• **GIVEN MATERIAL**:
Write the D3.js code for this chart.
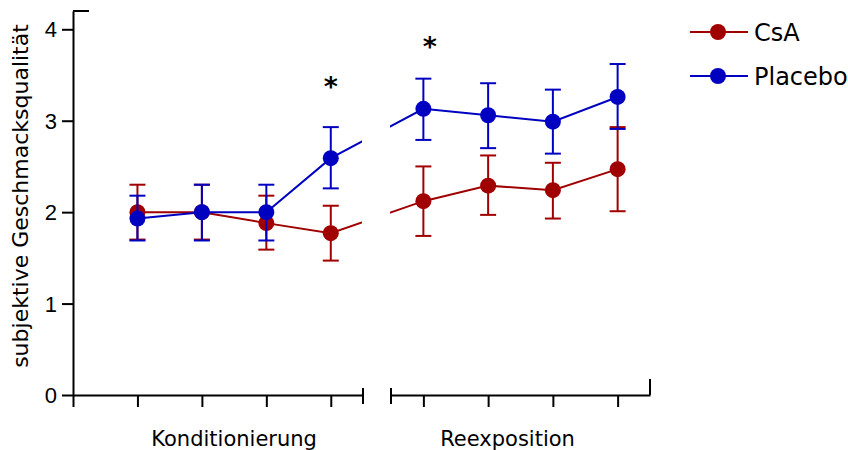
<!DOCTYPE html>
<html>
<head>
<meta charset="utf-8">
<script src="https://cdn.jsdelivr.net/npm/d3@7"></script>
<style>
  body { margin: 0; background: #fff; }
</style>
</head>
<body>
<div id="chart"></div>
<script>
// Messzeitpunkte: 1-4 Konditionierung, 5-8 Reexposition
const sessions = [1, 2, 3, 4, 5, 6, 7, 8];
const phases = ["Konditionierung", "Reexposition"];
const phaseCenter = [2.5, 6.3];

const csaMean = [2.00, 2.00, 1.88, 1.77, 2.12, 2.29, 2.24, 2.47];
const csaLow = [1.70, 1.70, 1.59, 1.47, 1.74, 1.97, 1.93, 2.01];
const csaHigh = [2.30, 2.30, 2.18, 2.07, 2.50, 2.62, 2.54, 2.93];

const placeboMean = [1.93, 2.00, 2.00, 2.59, 3.13, 3.06, 2.99, 3.26];
const placeboLow = [1.69, 1.69, 1.69, 2.26, 2.79, 2.70, 2.64, 2.91];
const placeboHigh = [2.18, 2.30, 2.30, 2.93, 3.46, 3.41, 3.34, 3.62];

const yTicks = [0, 1, 2, 3, 4];
const sigPos = [4.0, 5.1];
const sigLevel = [3.42, 3.86];

const width = 848, height = 450;
const red = "#a00000", blue = "#0000c0";

const svg = d3.select("#chart")
  .append("svg")
  .attr("width", width)
  .attr("height", height);

const y = d3.scaleLinear().domain([0, 4.2]).range([395, 11]);
// unterbrochene x-Achse: zwei Teilskalen
const x1 = d3.scaleLinear().domain([0, 4.5]).range([73, 363]);
const x2 = d3.scaleLinear().domain([4.5, 8.5]).range([391, 650]);
const x = d => d <= 4.5 ? x1(d) : x2(d);

// Clip für die Linien (Lücke an der Achsenunterbrechung)
const defs = svg.append("defs");
const clip = defs.append("clipPath").attr("id", "gap");
clip.append("rect").attr("x", 0).attr("y", 0).attr("width", 362).attr("height", height);
clip.append("rect").attr("x", 390).attr("y", 0).attr("width", width - 390).attr("height", height);

// y-Achse
const yAxis = svg.append("g")
  .attr("transform", `translate(${x1(0)},0)`)
  .call(d3.axisLeft(y).tickValues(yTicks).tickFormat(d3.format("d"))
    .tickSize(11).tickSizeOuter(0).tickPadding(5));
yAxis.selectAll("text")
  .style("font-family", "'Liberation Sans', Arial, sans-serif")
  .style("font-size", "22px")
  .attr("dy", "0.35em");

// x-Achse, Teil 1
svg.append("g")
  .attr("transform", `translate(0,${y(0)})`)
  .call(d3.axisBottom(x1).tickValues([0, 1, 2, 3, 4]).tickSize(12).tickSizeOuter(0).tickFormat(""));
// x-Achse, Teil 2
svg.append("g")
  .attr("transform", `translate(0,${y(0)})`)
  .call(d3.axisBottom(x2).tickValues([5, 6, 7, 8]).tickSize(12).tickSizeOuter(0).tickFormat(""));

svg.selectAll(".domain, .tick line").attr("stroke", "#000").attr("stroke-width", 2);

// Endmarken an der Unterbrechung
[x1(4.5), x2(4.5)].forEach(px => {
  svg.append("line")
    .attr("x1", px).attr("x2", px)
    .attr("y1", y(0) - 7).attr("y2", y(0) + 9)
    .attr("stroke", "#000").attr("stroke-width", 2);
});

// kurze Haken an den Achsenenden
svg.append("path")
  .attr("d", `M${x1(0)},${y(4.2)}h16`)
  .attr("stroke", "#000").attr("stroke-width", 2);
svg.append("path")
  .attr("d", `M${x2(8.5)},${y(0)}v-16`)
  .attr("stroke", "#000").attr("stroke-width", 2);

// Phasenbeschriftung
svg.selectAll(".phase")
  .data(phases)
  .enter()
  .append("text")
  .attr("class", "phase")
  .attr("x", (d, i) => x(phaseCenter[i]))
  .attr("y", 446)
  .attr("text-anchor", "middle")
  .style("font-family", "'DejaVu Sans', sans-serif")
  .style("font-size", "21px")
  .text(d => d);

// y-Titel
svg.append("text")
  .attr("transform", "translate(28,196) rotate(-90)")
  .attr("text-anchor", "middle")
  .style("font-family", "'DejaVu Sans', sans-serif")
  .style("font-size", "22px")
  .text("subjektive Geschmacksqualität");

const series = [
  { name: "CsA", color: red, mean: csaMean, low: csaLow, high: csaHigh },
  { name: "Placebo", color: blue, mean: placeboMean, low: placeboLow, high: placeboHigh }
];

const line = d3.line()
  .x((d, i) => x(sessions[i]))
  .y(d => y(d));

series.forEach(s => {
  const g = svg.append("g");
  g.append("path")
    .datum(s.mean)
    .attr("clip-path", "url(#gap)")
    .attr("fill", "none")
    .attr("stroke", s.color)
    .attr("stroke-width", 2)
    .attr("d", line);

  const bars = g.selectAll(".err")
    .data(sessions)
    .enter()
    .append("g")
    .attr("class", "err")
    .attr("stroke", s.color)
    .attr("stroke-width", 2);
  bars.append("line")
    .attr("x1", d => x(d)).attr("x2", d => x(d))
    .attr("y1", (d, i) => y(s.low[i])).attr("y2", (d, i) => y(s.high[i]));
  bars.append("line")
    .attr("x1", d => x(d) - 8).attr("x2", d => x(d) + 8)
    .attr("y1", (d, i) => y(s.high[i])).attr("y2", (d, i) => y(s.high[i]));
  bars.append("line")
    .attr("x1", d => x(d) - 8).attr("x2", d => x(d) + 8)
    .attr("y1", (d, i) => y(s.low[i])).attr("y2", (d, i) => y(s.low[i]));

  g.selectAll("circle")
    .data(s.mean)
    .enter()
    .append("circle")
    .attr("cx", (d, i) => x(sessions[i]))
    .attr("cy", d => y(d))
    .attr("r", 8)
    .attr("fill", s.color);
});

// Signifikanzsterne
svg.selectAll(".sig")
  .data(sigPos)
  .enter()
  .append("text")
  .attr("class", "sig")
  .attr("x", d => x(d))
  .attr("y", (d, i) => y(sigLevel[i]) + 14)
  .attr("text-anchor", "middle")
  .style("font-family", "'DejaVu Sans', sans-serif")
  .style("font-weight", "bold")
  .style("font-size", "27px")
  .text("*");

// Legende
const legend = svg.selectAll(".legend")
  .data(series)
  .enter()
  .append("g")
  .attr("class", "legend")
  .attr("transform", (d, i) => `translate(690,${32 + i * 44})`);
legend.append("line")
  .attr("x1", 0).attr("x2", 58)
  .attr("stroke", d => d.color)
  .attr("stroke-width", 2);
legend.append("circle")
  .attr("cx", 28).attr("r", 8)
  .attr("fill", d => d.color);
legend.append("text")
  .attr("x", 64)
  .attr("dy", "0.36em")
  .style("font-family", "'DejaVu Sans', sans-serif")
  .style("font-size", "24px")
  .text(d => d.name);
</script>
</body>
</html>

• **THE TASK**: Reproduce the data above in full, exactly as it is, with the pictures left out.

• **RESULT FOR THIS TASK**:
Write the D3.js code for this chart.
<!DOCTYPE html>
<html>
<head>
<meta charset="utf-8">
<script src="https://cdn.jsdelivr.net/npm/d3@7"></script>
<style>
  body { margin: 0; background: #fff; }
</style>
</head>
<body>
<div id="chart"></div>
<script>
// Messzeitpunkte: 1-4 Konditionierung, 5-8 Reexposition
const sessions = [1, 2, 3, 4, 5, 6, 7, 8];
const phases = ["Konditionierung", "Reexposition"];
const phaseCenter = [2.5, 6.3];

const csaMean = [2.00, 2.00, 1.88, 1.77, 2.12, 2.29, 2.24, 2.47];
const csaLow = [1.70, 1.70, 1.59, 1.47, 1.74, 1.97, 1.93, 2.01];
const csaHigh = [2.30, 2.30, 2.18, 2.07, 2.50, 2.62, 2.54, 2.93];

const placeboMean = [1.93, 2.00, 2.00, 2.59, 3.13, 3.06, 2.99, 3.26];
const placeboLow = [1.69, 1.69, 1.69, 2.26, 2.79, 2.70, 2.64, 2.91];
const placeboHigh = [2.18, 2.30, 2.30, 2.93, 3.46, 3.41, 3.34, 3.62];

const yTicks = [0, 1, 2, 3, 4];
const sigPos = [4.0, 5.1];
const sigLevel = [3.42, 3.86];

const width = 848, height = 450;
const red = "#a00000", blue = "#0000c0";

const svg = d3.select("#chart")
  .append("svg")
  .attr("width", width)
  .attr("height", height);

const y = d3.scaleLinear().domain([0, 4.2]).range([395, 11]);
// unterbrochene x-Achse: zwei Teilskalen
const x1 = d3.scaleLinear().domain([0, 4.5]).range([73, 363]);
const x2 = d3.scaleLinear().domain([4.5, 8.5]).range([391, 650]);
const x = d => d <= 4.5 ? x1(d) : x2(d);

// Clip für die Linien (Lücke an der Achsenunterbrechung)
const defs = svg.append("defs");
const clip = defs.append("clipPath").attr("id", "gap");
clip.append("rect").attr("x", 0).attr("y", 0).attr("width", 362).attr("height", height);
clip.append("rect").attr("x", 390).attr("y", 0).attr("width", width - 390).attr("height", height);

// y-Achse
const yAxis = svg.append("g")
  .attr("transform", `translate(${x1(0)},0)`)
  .call(d3.axisLeft(y).tickValues(yTicks).tickFormat(d3.format("d"))
    .tickSize(11).tickSizeOuter(0).tickPadding(5));
yAxis.selectAll("text")
  .style("font-family", "'Liberation Sans', Arial, sans-serif")
  .style("font-size", "22px")
  .attr("dy", "0.35em");

// x-Achse, Teil 1
svg.append("g")
  .attr("transform", `translate(0,${y(0)})`)
  .call(d3.axisBottom(x1).tickValues([0, 1, 2, 3, 4]).tickSize(12).tickSizeOuter(0).tickFormat(""));
// x-Achse, Teil 2
svg.append("g")
  .attr("transform", `translate(0,${y(0)})`)
  .call(d3.axisBottom(x2).tickValues([5, 6, 7, 8]).tickSize(12).tickSizeOuter(0).tickFormat(""));

svg.selectAll(".domain, .tick line").attr("stroke", "#000").attr("stroke-width", 2);

// Endmarken an der Unterbrechung
[x1(4.5), x2(4.5)].forEach(px => {
  svg.append("line")
    .attr("x1", px).attr("x2", px)
    .attr("y1", y(0) - 7).attr("y2", y(0) + 9)
    .attr("stroke", "#000").attr("stroke-width", 2);
});

// kurze Haken an den Achsenenden
svg.append("path")
  .attr("d", `M${x1(0)},${y(4.2)}h16`)
  .attr("stroke", "#000").attr("stroke-width", 2);
svg.append("path")
  .attr("d", `M${x2(8.5)},${y(0)}v-16`)
  .attr("stroke", "#000").attr("stroke-width", 2);

// Phasenbeschriftung
svg.selectAll(".phase")
  .data(phases)
  .enter()
  .append("text")
  .attr("class", "phase")
  .attr("x", (d, i) => x(phaseCenter[i]))
  .attr("y", 446)
  .attr("text-anchor", "middle")
  .style("font-family", "'DejaVu Sans', sans-serif")
  .style("font-size", "21px")
  .text(d => d);

// y-Titel
svg.append("text")
  .attr("transform", "translate(28,196) rotate(-90)")
  .attr("text-anchor", "middle")
  .style("font-family", "'DejaVu Sans', sans-serif")
  .style("font-size", "22px")
  .text("subjektive Geschmacksqualität");

const series = [
  { name: "CsA", color: red, mean: csaMean, low: csaLow, high: csaHigh },
  { name: "Placebo", color: blue, mean: placeboMean, low: placeboLow, high: placeboHigh }
];

const line = d3.line()
  .x((d, i) => x(sessions[i]))
  .y(d => y(d));

series.forEach(s => {
  const g = svg.append("g");
  g.append("path")
    .datum(s.mean)
    .attr("clip-path", "url(#gap)")
    .attr("fill", "none")
    .attr("stroke", s.color)
    .attr("stroke-width", 2)
    .attr("d", line);

  const bars = g.selectAll(".err")
    .data(sessions)
    .enter()
    .append("g")
    .attr("class", "err")
    .attr("stroke", s.color)
    .attr("stroke-width", 2);
  bars.append("line")
    .attr("x1", d => x(d)).attr("x2", d => x(d))
    .attr("y1", (d, i) => y(s.low[i])).attr("y2", (d, i) => y(s.high[i]));
  bars.append("line")
    .attr("x1", d => x(d) - 8).attr("x2", d => x(d) + 8)
    .attr("y1", (d, i) => y(s.high[i])).attr("y2", (d, i) => y(s.high[i]));
  bars.append("line")
    .attr("x1", d => x(d) - 8).attr("x2", d => x(d) + 8)
    .attr("y1", (d, i) => y(s.low[i])).attr("y2", (d, i) => y(s.low[i]));

  g.selectAll("circle")
    .data(s.mean)
    .enter()
    .append("circle")
    .attr("cx", (d, i) => x(sessions[i]))
    .attr("cy", d => y(d))
    .attr("r", 8)
    .attr("fill", s.color);
});

// Signifikanzsterne
svg.selectAll(".sig")
  .data(sigPos)
  .enter()
  .append("text")
  .attr("class", "sig")
  .attr("x", d => x(d))
  .attr("y", (d, i) => y(sigLevel[i]) + 14)
  .attr("text-anchor", "middle")
  .style("font-family", "'DejaVu Sans', sans-serif")
  .style("font-weight", "bold")
  .style("font-size", "27px")
  .text("*");

// Legende
const legend = svg.selectAll(".legend")
  .data(series)
  .enter()
  .append("g")
  .attr("class", "legend")
  .attr("transform", (d, i) => `translate(690,${32 + i * 44})`);
legend.append("line")
  .attr("x1", 0).attr("x2", 58)
  .attr("stroke", d => d.color)
  .attr("stroke-width", 2);
legend.append("circle")
  .attr("cx", 28).attr("r", 8)
  .attr("fill", d => d.color);
legend.append("text")
  .attr("x", 64)
  .attr("dy", "0.36em")
  .style("font-family", "'DejaVu Sans', sans-serif")
  .style("font-size", "24px")
  .text(d => d.name);
</script>
</body>
</html>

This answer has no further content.